Why society needs equality

Submitted by Anon on 26 June, 2009 - 7:45 Author: Matt Cooper

Matt Cooper reviews Richard Wilkinson and Kate Pickett, The Spirit Level: Why More Equal Societies Almost Always Do Better

The Spirit Level created a considerable stir when it was published earlier this year. Its central proposition is that societies characterised by economic inequality are bad for everyone, not just the poorest. It is written by epidemiologists — scientists concerned with the statistical understanding of disease — and is a readable indictment of the health and social effects of the unequal distribution of wealth.

The authors’ focus is on affluent societies which produce enough for all, but distribute the social product unequally. They find not only that the poorest in each society suffer more from social problems such as poor health, violent crime and educational failure than others, but also that everyone in the more unequal societies suffers. In highly unequal societies not just the poorest have shorter life expectancy, but also all social strata, when compared to more equal societies.

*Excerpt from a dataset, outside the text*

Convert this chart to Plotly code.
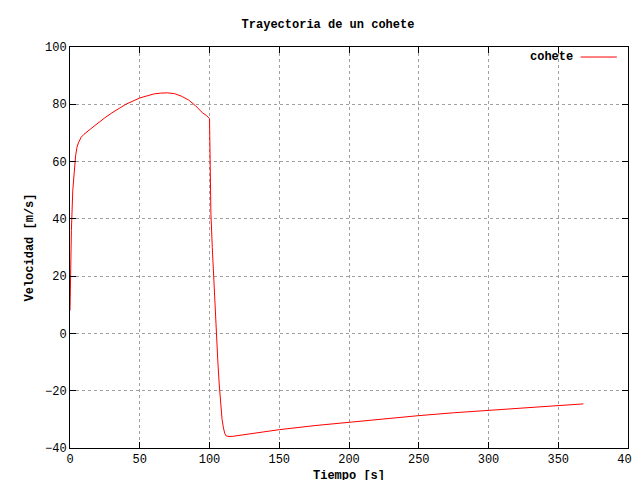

The book’s depiction of the effects of inequality on society is its strongest aspect. The statistics show only that inequality and social/health problems are correlated (a change in one is associated with a change in the other with no implications about causes). But the authors show that inequality (not just poverty) leads to poor health, violent crime and so on. Uncovering such mechanisms is a hard task, but the authors marshall a huge range of psychological and sociological data to show how inequality leads to societies riddled with fear of failure, anxiety, lack of trust and low self esteem.

For many years both analysts and governments from the social democratic centre-left have targeted the symptoms of inequality rather than the causes. For example, Robert Putman in his book Bowling Alone (2000) wraps up issues of inequality with a declining sense of community. He argues for rebuilding communities by investing in “social capital”, encouraging people to be more involved with local education and services and more engaged in local politics for example.

The Spirit Level shows that inequality undermines such any sense of community; it is a labour of Sisyphus to attempt to counter such things without tackling inequality. This has clear implications for the communitarian attempts of New Labour to create “social inclusion”, while doing little to attack underlying inequality — a strategy central to the Blair project. As Blair stated in 2001, “... justice for me is concentrated on lifting incomes of those that don’t have a decent income. It’s not a burning ambition for me to make sure that David Beckham earns less money”. The strength of this book is that it shows that greater equality is necessary for creating a better society.

The Spirit Level shows why Blair is wrong. Neuroscientific, evolutionary psychological and anthropological data all converge on the idea that people do not thrive on competition, but on co-operation. There is a hormonal and neurological basis to human solidarity. Although the authors make no such connection, they support the idea that human behaviour evolved in primitive communist hunter-gather human societies, and that co-operation is central to what Marx called humanity’s “species-being”.

If its treatment of inequality as the cause of other social problems that is this book’s strength, it is also its greatest weakness. While is it quite reasonable to see inequality standing in a causal relationship to social problems, it is quite another to see social inequality as an isolated and independent factor that can be dealt with by itself.

The book is based on an empirical survey of market economies, and thus tends to hold up the more egalitarian of those (Japan and the Scandinavian countries) as models. The concept of class is largely absent from the analysis, and the private ownership of industry appears only very late in the analysis and is neither theorised nor explored.

The third section of the book, which attempts to point the way forward to a better society, is therefore the weakest section. The proposals are for partnership between trade unions and management (as in Sweden or Japan), and more employee ownership. The agency of social change identified is the “third sector” of charities, community organisations and NGOs.

This book is worth reading for its unflinching exposure of the effects of inequality, but you may wish to draw your own conclusions about how to win equality.